● AIM OF THE TASK: Reproduce the material below line by line, beginning with its first line and ending with the line that contains "109, 34, 78]"; leave out pictures.

┌─ INFORMATION SUPPLIED

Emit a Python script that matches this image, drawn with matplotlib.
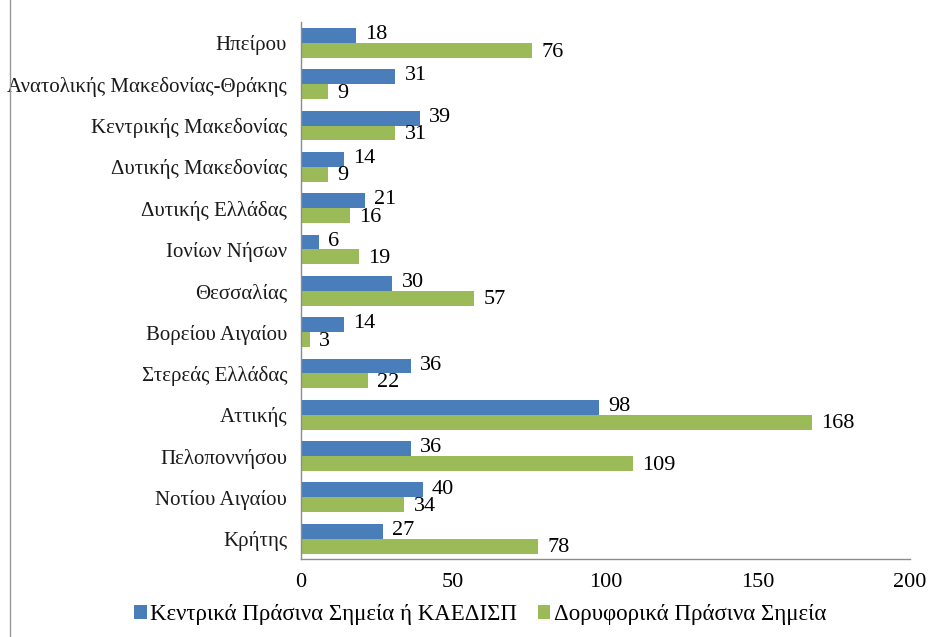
import matplotlib.pyplot as plt
import numpy as np
from matplotlib.lines import Line2D

# ---------------------------------------------------------------------------
# Data
# ---------------------------------------------------------------------------
REGIONS = [
    "Ηπείρου",
    "Ανατολικής Μακεδονίας-Θράκης",
    "Κεντρικής Μακεδονίας",
    "Δυτικής Μακεδονίας",
    "Δυτικής Ελλάδας",
    "Ιονίων Νήσων",
    "Θεσσαλίας",
    "Βορείου Αιγαίου",
    "Στερεάς Ελλάδας",
    "Αττικής",
    "Πελοποννήσου",
    "Νοτίου Αιγαίου",
    "Κρήτης",
]
CENTRAL = [18, 31, 39, 14, 21, 6, 30, 14, 36, 98, 36, 40, 27]
SATELLITE = [76, 9, 31, 9, 16, 19, 57, 3, 22, 168, 109, 34, 78]

LABEL_CENTRAL = "Κεντρικά Πράσινα Σημεία ή ΚΑΕΔΙΣΠ"
LABEL_SATELLITE = "Δορυφορικά Πράσινα Σημεία"
XTICKS = [0, 50, 100, 150, 200]

BLUE = "#4a7ebb"
GREEN = "#9bbb59"

plt.rcParams["font.family"] = ["Liberation Serif", "DejaVu Serif"]


def main() -> None:
    fig = plt.figure(figsize=(9.32, 6.37), dpi=100)
    ax = fig.add_axes([0.323, 0.122, 0.653, 0.843])

    y = np.arange(len(REGIONS))
    h = 0.36
    ax.barh(y - h / 2, CENTRAL, height=h, color=BLUE, label=LABEL_CENTRAL)
    ax.barh(y + h / 2, SATELLITE, height=h, color=GREEN, label=LABEL_SATELLITE)

    for yi, v in zip(y, CENTRAL):
        ax.text(v + 3, yi - h / 2 - 0.02, str(v), va="center", ha="left", fontsize=16)
    for yi, v in zip(y, SATELLITE):
        ax.text(v + 3, yi + h / 2 + 0.04, str(v), va="center", ha="left", fontsize=16)

    ax.set_ylim(len(REGIONS) - 0.5, -0.5)
    ax.set_xlim(0, 200)
    ax.set_xticks(XTICKS)
    ax.set_yticks(y)
    ax.set_yticklabels(REGIONS, fontsize=15, color="#1a1a1a")
    ax.tick_params(axis="x", labelsize=16, length=0, pad=10)
    ax.tick_params(axis="y", length=0, pad=10)

    for side in ("top", "right"):
        ax.spines[side].set_visible(False)
    for side in ("left", "bottom"):
        ax.spines[side].set_color("#8c8c8c")
        ax.spines[side].set_linewidth(1.0)

    fig.legend(
        loc="center",
        bbox_to_anchor=(0.515, 0.035),
        ncol=2,
        frameon=False,
        fontsize=16.5,
        handlelength=0.55,
        handleheight=0.55,
        handletextpad=0.15,
        columnspacing=0.9,
    )

    # thin frame line at the left edge of the picture
    fig.add_artist(Line2D([0.011, 0.011], [0, 1], color="#999999", linewidth=1.0))

    fig.savefig("out.png", dpi=100)


if __name__ == "__main__":
    main()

└─

● TASK RESPONSE:
Emit a Python script that matches this image, drawn with matplotlib.
import matplotlib.pyplot as plt
import numpy as np
from matplotlib.lines import Line2D

# ---------------------------------------------------------------------------
# Data
# ---------------------------------------------------------------------------
REGIONS = [
    "Ηπείρου",
    "Ανατολικής Μακεδονίας-Θράκης",
    "Κεντρικής Μακεδονίας",
    "Δυτικής Μακεδονίας",
    "Δυτικής Ελλάδας",
    "Ιονίων Νήσων",
    "Θεσσαλίας",
    "Βορείου Αιγαίου",
    "Στερεάς Ελλάδας",
    "Αττικής",
    "Πελοποννήσου",
    "Νοτίου Αιγαίου",
    "Κρήτης",
]
CENTRAL = [18, 31, 39, 14, 21, 6, 30, 14, 36, 98, 36, 40, 27]
SATELLITE = [76, 9, 31, 9, 16, 19, 57, 3, 22, 168, 109, 34, 78]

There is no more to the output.